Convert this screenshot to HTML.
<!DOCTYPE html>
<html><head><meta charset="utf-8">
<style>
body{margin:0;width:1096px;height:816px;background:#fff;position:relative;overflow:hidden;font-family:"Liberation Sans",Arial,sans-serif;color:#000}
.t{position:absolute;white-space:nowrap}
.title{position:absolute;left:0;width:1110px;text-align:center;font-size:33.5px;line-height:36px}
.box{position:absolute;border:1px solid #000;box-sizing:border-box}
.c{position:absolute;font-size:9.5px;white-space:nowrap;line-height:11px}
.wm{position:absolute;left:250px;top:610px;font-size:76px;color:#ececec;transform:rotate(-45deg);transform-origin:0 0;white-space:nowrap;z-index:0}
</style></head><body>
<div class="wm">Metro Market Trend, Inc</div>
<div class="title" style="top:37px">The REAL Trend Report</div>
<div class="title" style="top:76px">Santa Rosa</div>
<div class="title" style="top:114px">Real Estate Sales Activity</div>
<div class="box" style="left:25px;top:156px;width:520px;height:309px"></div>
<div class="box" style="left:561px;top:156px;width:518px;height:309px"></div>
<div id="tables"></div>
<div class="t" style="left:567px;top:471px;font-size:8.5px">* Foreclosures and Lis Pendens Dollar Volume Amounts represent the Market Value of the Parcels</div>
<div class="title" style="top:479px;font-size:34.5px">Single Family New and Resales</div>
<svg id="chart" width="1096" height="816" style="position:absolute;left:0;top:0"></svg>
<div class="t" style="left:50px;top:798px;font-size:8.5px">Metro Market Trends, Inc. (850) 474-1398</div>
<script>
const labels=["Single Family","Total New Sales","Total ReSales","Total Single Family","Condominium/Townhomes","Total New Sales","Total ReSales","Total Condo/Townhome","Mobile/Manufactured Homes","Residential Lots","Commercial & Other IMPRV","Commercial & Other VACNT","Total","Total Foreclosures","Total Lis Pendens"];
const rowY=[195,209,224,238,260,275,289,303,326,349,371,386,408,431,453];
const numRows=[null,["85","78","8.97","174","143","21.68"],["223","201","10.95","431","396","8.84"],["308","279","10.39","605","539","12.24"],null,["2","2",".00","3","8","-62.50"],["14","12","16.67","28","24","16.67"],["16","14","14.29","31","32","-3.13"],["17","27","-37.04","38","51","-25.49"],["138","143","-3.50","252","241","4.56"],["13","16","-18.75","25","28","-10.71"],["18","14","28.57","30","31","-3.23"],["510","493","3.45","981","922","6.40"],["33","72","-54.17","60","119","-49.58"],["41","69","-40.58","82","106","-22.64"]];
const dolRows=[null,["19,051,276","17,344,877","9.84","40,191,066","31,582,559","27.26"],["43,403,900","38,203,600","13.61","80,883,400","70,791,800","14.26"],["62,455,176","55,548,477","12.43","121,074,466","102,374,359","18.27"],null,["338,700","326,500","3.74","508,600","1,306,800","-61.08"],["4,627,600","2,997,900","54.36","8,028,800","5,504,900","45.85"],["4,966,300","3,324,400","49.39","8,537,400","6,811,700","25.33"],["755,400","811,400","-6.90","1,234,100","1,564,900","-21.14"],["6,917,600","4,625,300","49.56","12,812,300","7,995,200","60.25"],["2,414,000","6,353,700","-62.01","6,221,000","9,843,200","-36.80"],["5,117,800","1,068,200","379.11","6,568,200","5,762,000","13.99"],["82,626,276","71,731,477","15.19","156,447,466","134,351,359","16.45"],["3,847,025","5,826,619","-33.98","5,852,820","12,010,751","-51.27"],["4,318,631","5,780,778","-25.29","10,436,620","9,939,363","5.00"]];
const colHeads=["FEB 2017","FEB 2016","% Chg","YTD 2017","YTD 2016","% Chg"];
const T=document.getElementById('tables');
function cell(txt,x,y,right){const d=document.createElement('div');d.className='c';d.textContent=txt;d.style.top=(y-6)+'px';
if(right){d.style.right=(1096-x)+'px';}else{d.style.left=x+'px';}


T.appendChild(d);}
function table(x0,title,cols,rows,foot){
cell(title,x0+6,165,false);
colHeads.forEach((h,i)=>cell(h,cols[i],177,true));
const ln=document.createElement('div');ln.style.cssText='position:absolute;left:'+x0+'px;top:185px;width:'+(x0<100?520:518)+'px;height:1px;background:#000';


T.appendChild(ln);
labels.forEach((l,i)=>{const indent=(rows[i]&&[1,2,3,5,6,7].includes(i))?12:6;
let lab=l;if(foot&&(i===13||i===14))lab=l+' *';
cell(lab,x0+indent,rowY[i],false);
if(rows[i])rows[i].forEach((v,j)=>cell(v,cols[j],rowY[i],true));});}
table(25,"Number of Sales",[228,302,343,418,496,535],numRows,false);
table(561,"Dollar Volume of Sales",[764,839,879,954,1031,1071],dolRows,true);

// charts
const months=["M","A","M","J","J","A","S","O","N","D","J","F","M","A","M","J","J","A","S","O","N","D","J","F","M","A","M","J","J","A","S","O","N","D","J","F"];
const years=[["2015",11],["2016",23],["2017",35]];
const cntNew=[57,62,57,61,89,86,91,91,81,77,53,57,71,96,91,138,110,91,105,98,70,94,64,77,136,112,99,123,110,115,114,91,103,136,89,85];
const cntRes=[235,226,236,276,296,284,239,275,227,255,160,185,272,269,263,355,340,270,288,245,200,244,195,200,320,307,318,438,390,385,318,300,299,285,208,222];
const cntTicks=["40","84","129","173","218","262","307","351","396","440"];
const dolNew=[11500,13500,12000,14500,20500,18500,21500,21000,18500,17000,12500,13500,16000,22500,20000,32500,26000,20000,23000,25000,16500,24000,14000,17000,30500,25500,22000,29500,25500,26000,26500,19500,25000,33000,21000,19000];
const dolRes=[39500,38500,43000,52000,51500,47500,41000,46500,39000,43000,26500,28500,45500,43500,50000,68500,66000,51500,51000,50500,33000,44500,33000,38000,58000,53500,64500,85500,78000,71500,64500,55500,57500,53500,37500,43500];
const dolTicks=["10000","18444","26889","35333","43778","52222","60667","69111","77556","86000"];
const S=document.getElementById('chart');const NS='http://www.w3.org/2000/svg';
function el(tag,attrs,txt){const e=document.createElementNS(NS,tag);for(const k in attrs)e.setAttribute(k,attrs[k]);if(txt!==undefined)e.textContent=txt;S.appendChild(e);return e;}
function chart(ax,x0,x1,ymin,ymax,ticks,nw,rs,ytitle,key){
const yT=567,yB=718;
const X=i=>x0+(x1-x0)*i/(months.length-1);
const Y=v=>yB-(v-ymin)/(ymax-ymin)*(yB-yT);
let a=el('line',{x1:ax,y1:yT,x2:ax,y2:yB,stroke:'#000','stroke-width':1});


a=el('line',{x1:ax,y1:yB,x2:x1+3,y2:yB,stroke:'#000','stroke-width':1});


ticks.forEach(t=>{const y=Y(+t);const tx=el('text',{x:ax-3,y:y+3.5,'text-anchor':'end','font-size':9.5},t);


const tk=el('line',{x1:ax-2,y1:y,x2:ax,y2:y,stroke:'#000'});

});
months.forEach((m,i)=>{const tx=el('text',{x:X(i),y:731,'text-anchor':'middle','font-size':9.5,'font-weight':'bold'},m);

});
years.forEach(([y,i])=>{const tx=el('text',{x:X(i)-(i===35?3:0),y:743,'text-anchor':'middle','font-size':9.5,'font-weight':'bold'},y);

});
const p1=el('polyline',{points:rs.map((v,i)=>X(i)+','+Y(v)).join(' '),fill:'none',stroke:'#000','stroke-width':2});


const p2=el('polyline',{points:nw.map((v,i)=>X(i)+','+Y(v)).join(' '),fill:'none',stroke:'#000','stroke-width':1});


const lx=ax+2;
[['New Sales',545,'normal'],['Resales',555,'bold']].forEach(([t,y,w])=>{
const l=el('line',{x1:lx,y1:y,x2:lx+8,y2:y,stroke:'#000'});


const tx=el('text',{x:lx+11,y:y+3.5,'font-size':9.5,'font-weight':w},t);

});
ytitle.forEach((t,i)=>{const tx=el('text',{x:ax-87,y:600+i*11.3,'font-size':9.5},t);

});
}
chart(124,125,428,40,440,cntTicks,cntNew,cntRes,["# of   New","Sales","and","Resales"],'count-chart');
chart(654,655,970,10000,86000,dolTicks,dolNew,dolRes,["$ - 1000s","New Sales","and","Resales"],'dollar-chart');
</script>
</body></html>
---
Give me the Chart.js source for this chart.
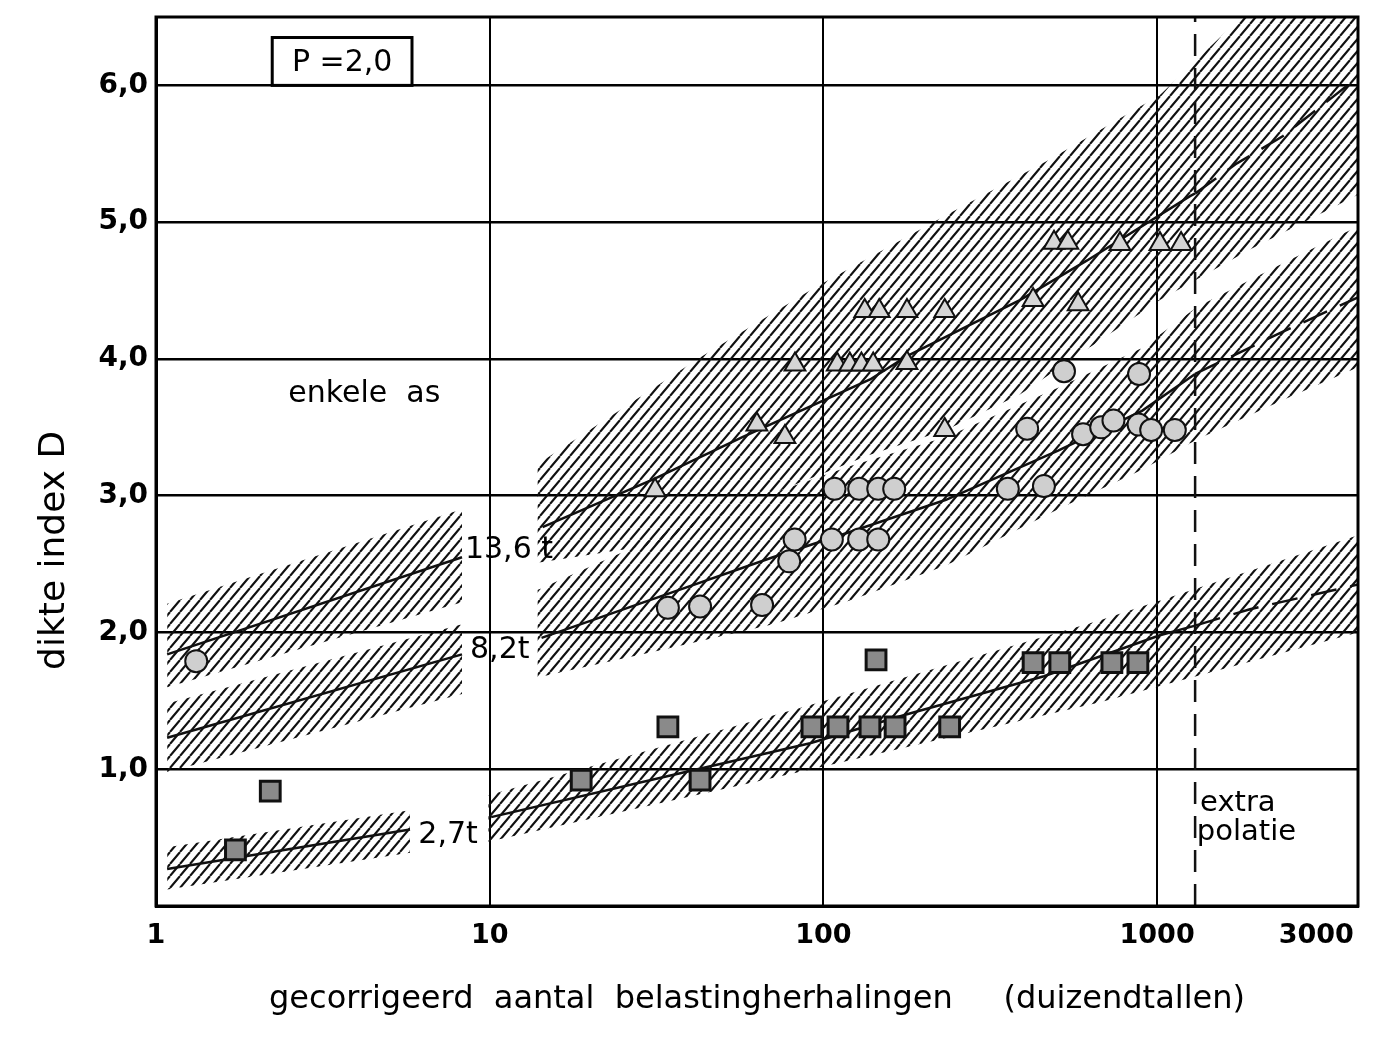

§ **WHAT THE EXERCISE ASKS**:
Copy all lines from the material that contain "this".

§ **EXERCISE RESPONSE**:
Convert this screenshot to HTML.
Give me the Chart.js source for this chart.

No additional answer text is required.